Use cases_
Real-Time ETL and CDC Streaming
RisingWave replaces batch ETL with continuous streaming pipelines using SQL. Ingest CDC from PostgreSQL and MySQL, transform with multi-way joins, and deliver to downstream systems in real time.

What is real-time ETL?
Real-time ETL (extract, transform, load) continuously moves and transforms data between systems as it is generated — replacing batch ETL jobs that run on hourly or daily schedules. With real-time ETL, data is available for analysis within seconds of being created, enabling responsive decision-making and event-driven architectures.
What are the challenges of real-time ETL?
Volume and velocity: Real-time ETL must handle millions of events per second from databases, message queues, and APIs without falling behind.
Exactly-once delivery: Data must not be duplicated or lost during processing, even when failures occur.
Complex transformations: Multi-way joins, aggregations, and enrichment across different data sources are computationally intensive at streaming speed.
Schema evolution: Source schemas change over time. The ETL pipeline must handle schema changes without manual intervention or downtime.
Operational complexity: Traditional solutions like Flink require Java expertise, custom operators, and dedicated DevOps teams to maintain streaming pipelines.
Why use RisingWave for real-time ETL?
RisingWave replaces complex Flink or Spark streaming pipelines with standard SQL. Define your entire ETL pipeline — extract, transform, and load — using PostgreSQL-compatible SQL queries.
Extract: Ingest data from 50+ sources including PostgreSQL (CDC), MySQL (CDC), MongoDB (CDC), Apache Kafka, Amazon Kinesis, Google Pub/Sub, and S3. RisingWave handles exactly-once CDC with TOAST column support and out-of-order event handling.
Transform: Use streaming SQL for multi-way joins, time-windowed aggregations, filtering, and enrichment. Define transformations as materialized views that update continuously as new data arrives.
Load: Deliver processed data to Apache Iceberg, Snowflake, ClickHouse, PostgreSQL, Kafka, Elasticsearch, Redis, and other downstream systems. Data arrives within seconds, not hours.
No Java required: Unlike Flink, RisingWave uses SQL as its primary interface. Your data engineers can build and maintain streaming ETL pipelines without learning Java or managing JVM clusters.
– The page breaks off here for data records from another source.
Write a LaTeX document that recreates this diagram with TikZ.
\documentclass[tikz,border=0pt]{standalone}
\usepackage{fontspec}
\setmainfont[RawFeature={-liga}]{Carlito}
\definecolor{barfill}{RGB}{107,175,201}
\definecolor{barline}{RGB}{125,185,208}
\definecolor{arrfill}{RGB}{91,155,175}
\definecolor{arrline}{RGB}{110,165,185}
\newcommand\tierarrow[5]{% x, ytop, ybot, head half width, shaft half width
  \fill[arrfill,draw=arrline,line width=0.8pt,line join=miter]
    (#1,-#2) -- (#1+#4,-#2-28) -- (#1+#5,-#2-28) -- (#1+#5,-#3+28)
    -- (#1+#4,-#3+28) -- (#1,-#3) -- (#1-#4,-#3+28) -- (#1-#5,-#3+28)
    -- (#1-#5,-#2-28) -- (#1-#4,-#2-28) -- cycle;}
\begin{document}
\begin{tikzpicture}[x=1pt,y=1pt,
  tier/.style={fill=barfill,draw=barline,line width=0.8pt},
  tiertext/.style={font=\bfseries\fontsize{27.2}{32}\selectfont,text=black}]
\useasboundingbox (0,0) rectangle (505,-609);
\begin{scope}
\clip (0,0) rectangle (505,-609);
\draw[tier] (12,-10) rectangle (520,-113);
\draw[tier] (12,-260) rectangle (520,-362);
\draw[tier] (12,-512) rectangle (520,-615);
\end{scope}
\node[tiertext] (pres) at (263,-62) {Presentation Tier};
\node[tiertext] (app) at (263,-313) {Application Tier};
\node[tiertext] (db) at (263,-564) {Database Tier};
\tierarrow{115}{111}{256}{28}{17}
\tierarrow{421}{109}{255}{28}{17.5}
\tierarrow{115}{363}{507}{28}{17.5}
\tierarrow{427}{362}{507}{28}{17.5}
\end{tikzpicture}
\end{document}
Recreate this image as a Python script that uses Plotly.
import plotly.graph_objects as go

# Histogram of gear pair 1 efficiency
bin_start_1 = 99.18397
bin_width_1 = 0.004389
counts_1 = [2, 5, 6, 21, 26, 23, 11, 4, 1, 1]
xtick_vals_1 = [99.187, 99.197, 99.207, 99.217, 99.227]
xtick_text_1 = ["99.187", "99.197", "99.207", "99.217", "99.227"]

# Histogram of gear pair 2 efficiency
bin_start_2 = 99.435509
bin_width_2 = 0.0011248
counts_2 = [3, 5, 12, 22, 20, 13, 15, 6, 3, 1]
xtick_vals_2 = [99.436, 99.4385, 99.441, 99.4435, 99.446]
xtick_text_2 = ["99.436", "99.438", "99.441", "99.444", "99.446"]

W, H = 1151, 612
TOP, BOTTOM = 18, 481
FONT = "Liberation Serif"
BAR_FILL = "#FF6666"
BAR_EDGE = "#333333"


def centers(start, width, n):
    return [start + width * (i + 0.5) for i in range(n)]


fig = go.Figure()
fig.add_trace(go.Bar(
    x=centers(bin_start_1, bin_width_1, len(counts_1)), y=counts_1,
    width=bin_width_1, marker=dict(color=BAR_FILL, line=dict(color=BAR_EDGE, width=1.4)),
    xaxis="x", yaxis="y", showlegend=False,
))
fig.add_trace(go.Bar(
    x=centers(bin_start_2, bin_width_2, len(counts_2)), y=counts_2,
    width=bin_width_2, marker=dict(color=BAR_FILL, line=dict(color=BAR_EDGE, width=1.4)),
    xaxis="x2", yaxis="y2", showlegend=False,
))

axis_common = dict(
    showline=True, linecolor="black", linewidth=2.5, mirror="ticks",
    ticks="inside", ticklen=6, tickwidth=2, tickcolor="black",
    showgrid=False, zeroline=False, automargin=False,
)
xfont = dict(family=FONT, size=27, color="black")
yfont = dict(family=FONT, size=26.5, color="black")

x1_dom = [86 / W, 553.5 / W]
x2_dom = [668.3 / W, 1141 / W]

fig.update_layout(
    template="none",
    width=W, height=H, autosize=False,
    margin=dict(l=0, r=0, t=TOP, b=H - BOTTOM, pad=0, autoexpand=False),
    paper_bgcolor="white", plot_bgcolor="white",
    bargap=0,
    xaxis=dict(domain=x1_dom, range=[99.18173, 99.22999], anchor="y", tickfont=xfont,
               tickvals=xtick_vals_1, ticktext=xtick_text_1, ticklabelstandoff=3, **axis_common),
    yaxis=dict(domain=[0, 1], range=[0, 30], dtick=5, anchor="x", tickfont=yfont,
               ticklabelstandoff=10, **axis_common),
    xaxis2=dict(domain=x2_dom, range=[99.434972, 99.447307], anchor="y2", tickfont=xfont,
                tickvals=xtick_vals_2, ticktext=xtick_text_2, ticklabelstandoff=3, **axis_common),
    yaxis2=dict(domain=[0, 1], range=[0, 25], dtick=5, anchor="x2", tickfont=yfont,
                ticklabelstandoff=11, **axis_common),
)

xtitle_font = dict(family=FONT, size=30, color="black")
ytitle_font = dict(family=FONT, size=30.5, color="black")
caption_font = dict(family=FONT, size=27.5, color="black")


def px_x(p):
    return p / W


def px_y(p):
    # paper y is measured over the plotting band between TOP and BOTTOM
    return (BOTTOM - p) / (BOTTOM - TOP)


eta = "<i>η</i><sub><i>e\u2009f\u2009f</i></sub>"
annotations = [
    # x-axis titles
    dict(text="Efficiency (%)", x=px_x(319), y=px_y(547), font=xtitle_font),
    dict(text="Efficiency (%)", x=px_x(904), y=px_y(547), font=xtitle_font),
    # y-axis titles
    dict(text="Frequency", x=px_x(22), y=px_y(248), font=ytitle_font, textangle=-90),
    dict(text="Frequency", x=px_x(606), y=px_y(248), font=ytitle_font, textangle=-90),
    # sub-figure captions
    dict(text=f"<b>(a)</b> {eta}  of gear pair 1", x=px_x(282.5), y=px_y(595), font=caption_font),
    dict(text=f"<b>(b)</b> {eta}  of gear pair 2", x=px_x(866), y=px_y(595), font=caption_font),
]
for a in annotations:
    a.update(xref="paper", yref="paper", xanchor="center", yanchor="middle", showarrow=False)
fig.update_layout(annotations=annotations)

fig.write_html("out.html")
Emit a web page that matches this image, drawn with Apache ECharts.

Exactly-once semantics: RisingWave guarantees exactly-once processing with consistent snapshot reads, ensuring data accuracy across the entire pipeline.
Sub-second failure recovery: State is persisted in S3-compatible object storage. Recovery takes seconds, not the minutes or hours required by Flink's checkpoint-based recovery.
Sample code

RisingWave allows users to continuously extract, transform, and load data from data sources to destinations.
Step
1
Create a source in RisingWave to receive event streams from your Kafka topic.
-- Ingest event streams from Kafka
CREATE SOURCE IF NOT EXISTS cart_event (
cust_id VARCHAR,
event_time TIMESTAMP,
item_id VARCHAR
)
WITH (
connector='kafka',
topic='cart-events', ...
) FORMAT PLAIN ENCODE JSON;
Step
2
Create a table in RisingWave to capture the latest product catalog from PostgreSQL.
-- Ingest CDC from PostgreSQL
CREATE TABLE product_catalog (
item_id varchar,
name varchar,
price double precision,
PRIMARY KEY (item_id),
)
WITH (
connector = 'postgres-cdc',
hostname = '127.0.0.1', ...
);
Step
3
Configure a sink in RisingWave to perform enrichment on the data and directly transfer the enriched stream to another Kafka topic.
-- Perform enrichment and directly sink to Kafka
CREATE SINK data_enrichment AS SELECT
c.cust_id,
c.event_time,
p.name,
p.price
FROM
cart_event c
JOIN
product_catalog p
ON
c.item_id = p.item_id
WITH (
connector='kafka',
topic='enriched-cart-events', ...
)
FORMAT PLAIN ENCODE JSON;